━━━━━ PROVIDED DATA

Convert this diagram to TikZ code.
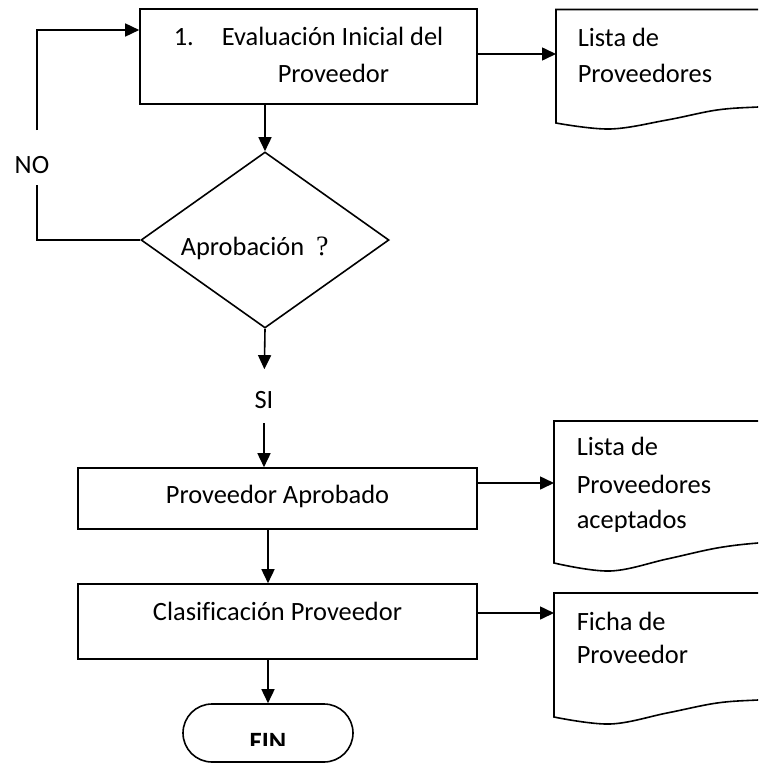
\documentclass[tikz,border=0pt]{standalone}
\usepackage{fontspec}
\setmainfont{Carlito}[Ligatures=NoCommon]
\newfontfamily\qfont{Liberation Serif}
\usetikzlibrary{arrows.meta, shapes.geometric}

\begin{document}
\begin{tikzpicture}[x=1pt, y=-1pt,
  every node/.style={font=\fontsize{26.4}{37}\selectfont},
  line width=1.6pt,
  box/.style={draw, rectangle, line width=1.6pt, inner sep=0pt},
  decision/.style={draw, diamond, inner sep=0pt, line width=1.6pt},
  terminal/.style={draw, rectangle, rounded corners=29pt, inner sep=0pt, line width=1.6pt},
  flow/.style={-{Triangle[length=14pt,width=13pt]}, line width=1.6pt},
  txt/.style={anchor=base west, inner sep=0pt},
  ctxt/.style={anchor=base, inner sep=0pt},
  docline/.style={line width=1.6pt, line join=miter},
]
\useasboundingbox (0,0) rectangle (758,763);
\clip (0,0) rectangle (758,763);

% process boxes
\node[box, minimum width=337pt, minimum height=95pt] (b1) at (308.5,56.5) {};
\node[txt] (n1) at (173,45) {1.};
\node[txt] (t1a) at (221,45) {Evaluación Inicial del};
\node[txt] (t1b) at (277,82) {Proveedor};

\node[decision, minimum width=248pt, minimum height=176pt] (dec) at (265,240) {};
\node[txt] (tq) at (180,255) {Aprobación\hspace{12pt}{\qfont\fontsize{28}{37}\selectfont ?}};

\node[inner sep=0pt] (si) at (264,399.6) {SI};
\node[inner sep=0pt] (no) at (32,164.6) {NO};

\node[box, minimum width=399pt, minimum height=61pt] (b3) at (277.5,498.5) {};
\node[ctxt] (t3) at (277.5,503) {Proveedor Aprobado};

\node[box, minimum width=399pt, minimum height=75pt] (b4) at (277.5,621.5) {};
\node[ctxt] (t4) at (277.5,620) {Clasificación Proveedor};

% end terminal; its label is cut by the text frame
\node[terminal, minimum width=170pt, minimum height=58pt] (fin) at (268,733) {};
\begin{scope}
  \clip (190,720) rectangle (346,745);
  \node[ctxt, font=\fontsize{26.4}{37}\selectfont\bfseries] (tfin) at (268,750) {FIN};
\end{scope}

% documents
\draw[docline] (790,9.5) -- (556,9.5) -- plot[smooth, tension=0.6]
  coordinates {(556,123) (610,129) (667,120) (717,110) (758,107) (790,106)};
\node[txt] (d1a) at (577,46) {Lista de};
\node[txt] (d1b) at (577,82) {Proveedores};

\draw[docline] (790,421) -- (554,421) -- plot[smooth, tension=0.6]
  coordinates {(554,563) (610,571) (667,559) (717,548) (758,543) (790,542)};
\node[txt] (d2a) at (576,455) {Lista de};
\node[txt] (d2b) at (576,493) {Proveedores};
\begin{scope}
  \clip (560,500) rectangle (758,531.5);
  \node[txt] (d2c) at (576,528) {aceptados};
\end{scope}

\draw[docline] (790,593) -- (554,593) -- plot[smooth, tension=0.6]
  coordinates {(554,717) (610,724) (667,713) (717,703) (758,700) (790,699)};
\node[txt] (d3a) at (576,630) {Ficha de};
\node[txt] (d3b) at (576,663) {Proveedor};

% connector ends on the documents and on the loop
\coordinate (d1) at (556,54);
\coordinate (d2) at (554,483);
\coordinate (d3) at (554,613);
\coordinate (noB) at (37,185);
\coordinate (noT) at (37,130);

% connectors
\draw[flow] (b1.south -| dec.north) -- (dec.north);
\draw[flow, shorten >=21pt] (dec.south) -- (si.north);
\draw[flow, shorten <=14pt] (si.south) -- (si.south |- b3.north);
\draw[flow] (b3.south -| fin.north) -- (b4.north -| fin.north);
\draw[flow] (b4.south -| fin.north) -- (fin.north);

\draw (dec.west) -| (noB);
\draw[flow] (noT) |- ([yshift=26.5pt]b1.west);

\draw[flow] (b1.east |- d1) -- (d1);
\draw[flow] (b3.east |- d2) -- (d2);
\draw[flow] (b4.east |- d3) -- (d3);
\end{tikzpicture}
\end{document}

━━━━━━━━━━

# WHAT THE EXERCISE ASKS
Images should not appear in the copy; retype the listing above exactly.

# REPLY
Convert this diagram to TikZ code.
\documentclass[tikz,border=0pt]{standalone}
\usepackage{fontspec}
\setmainfont{Carlito}[Ligatures=NoCommon]
\newfontfamily\qfont{Liberation Serif}
\usetikzlibrary{arrows.meta, shapes.geometric}

\begin{document}
\begin{tikzpicture}[x=1pt, y=-1pt,
  every node/.style={font=\fontsize{26.4}{37}\selectfont},
  line width=1.6pt,
  box/.style={draw, rectangle, line width=1.6pt, inner sep=0pt},
  decision/.style={draw, diamond, inner sep=0pt, line width=1.6pt},
  terminal/.style={draw, rectangle, rounded corners=29pt, inner sep=0pt, line width=1.6pt},
  flow/.style={-{Triangle[length=14pt,width=13pt]}, line width=1.6pt},
  txt/.style={anchor=base west, inner sep=0pt},
  ctxt/.style={anchor=base, inner sep=0pt},
  docline/.style={line width=1.6pt, line join=miter},
]
\useasboundingbox (0,0) rectangle (758,763);
\clip (0,0) rectangle (758,763);

% process boxes
\node[box, minimum width=337pt, minimum height=95pt] (b1) at (308.5,56.5) {};
\node[txt] (n1) at (173,45) {1.};
\node[txt] (t1a) at (221,45) {Evaluación Inicial del};
\node[txt] (t1b) at (277,82) {Proveedor};

\node[decision, minimum width=248pt, minimum height=176pt] (dec) at (265,240) {};
\node[txt] (tq) at (180,255) {Aprobación\hspace{12pt}{\qfont\fontsize{28}{37}\selectfont ?}};

\node[inner sep=0pt] (si) at (264,399.6) {SI};
\node[inner sep=0pt] (no) at (32,164.6) {NO};

\node[box, minimum width=399pt, minimum height=61pt] (b3) at (277.5,498.5) {};
\node[ctxt] (t3) at (277.5,503) {Proveedor Aprobado};

\node[box, minimum width=399pt, minimum height=75pt] (b4) at (277.5,621.5) {};
\node[ctxt] (t4) at (277.5,620) {Clasificación Proveedor};

% end terminal; its label is cut by the text frame
\node[terminal, minimum width=170pt, minimum height=58pt] (fin) at (268,733) {};
\begin{scope}
  \clip (190,720) rectangle (346,745);
  \node[ctxt, font=\fontsize{26.4}{37}\selectfont\bfseries] (tfin) at (268,750) {FIN};
\end{scope}

% documents
\draw[docline] (790,9.5) -- (556,9.5) -- plot[smooth, tension=0.6]
  coordinates {(556,123) (610,129) (667,120) (717,110) (758,107) (790,106)};
\node[txt] (d1a) at (577,46) {Lista de};
\node[txt] (d1b) at (577,82) {Proveedores};

\draw[docline] (790,421) -- (554,421) -- plot[smooth, tension=0.6]
  coordinates {(554,563) (610,571) (667,559) (717,548) (758,543) (790,542)};
\node[txt] (d2a) at (576,455) {Lista de};
\node[txt] (d2b) at (576,493) {Proveedores};
\begin{scope}
  \clip (560,500) rectangle (758,531.5);
  \node[txt] (d2c) at (576,528) {aceptados};
\end{scope}

\draw[docline] (790,593) -- (554,593) -- plot[smooth, tension=0.6]
  coordinates {(554,717) (610,724) (667,713) (717,703) (758,700) (790,699)};
\node[txt] (d3a) at (576,630) {Ficha de};
\node[txt] (d3b) at (576,663) {Proveedor};

% connector ends on the documents and on the loop
\coordinate (d1) at (556,54);
\coordinate (d2) at (554,483);
\coordinate (d3) at (554,613);
\coordinate (noB) at (37,185);
\coordinate (noT) at (37,130);

% connectors
\draw[flow] (b1.south -| dec.north) -- (dec.north);
\draw[flow, shorten >=21pt] (dec.south) -- (si.north);
\draw[flow, shorten <=14pt] (si.south) -- (si.south |- b3.north);
\draw[flow] (b3.south -| fin.north) -- (b4.north -| fin.north);
\draw[flow] (b4.south -| fin.north) -- (fin.north);

\draw (dec.west) -| (noB);
\draw[flow] (noT) |- ([yshift=26.5pt]b1.west);

\draw[flow] (b1.east |- d1) -- (d1);
\draw[flow] (b3.east |- d2) -- (d2);
\draw[flow] (b4.east |- d3) -- (d3);
\end{tikzpicture}
\end{document}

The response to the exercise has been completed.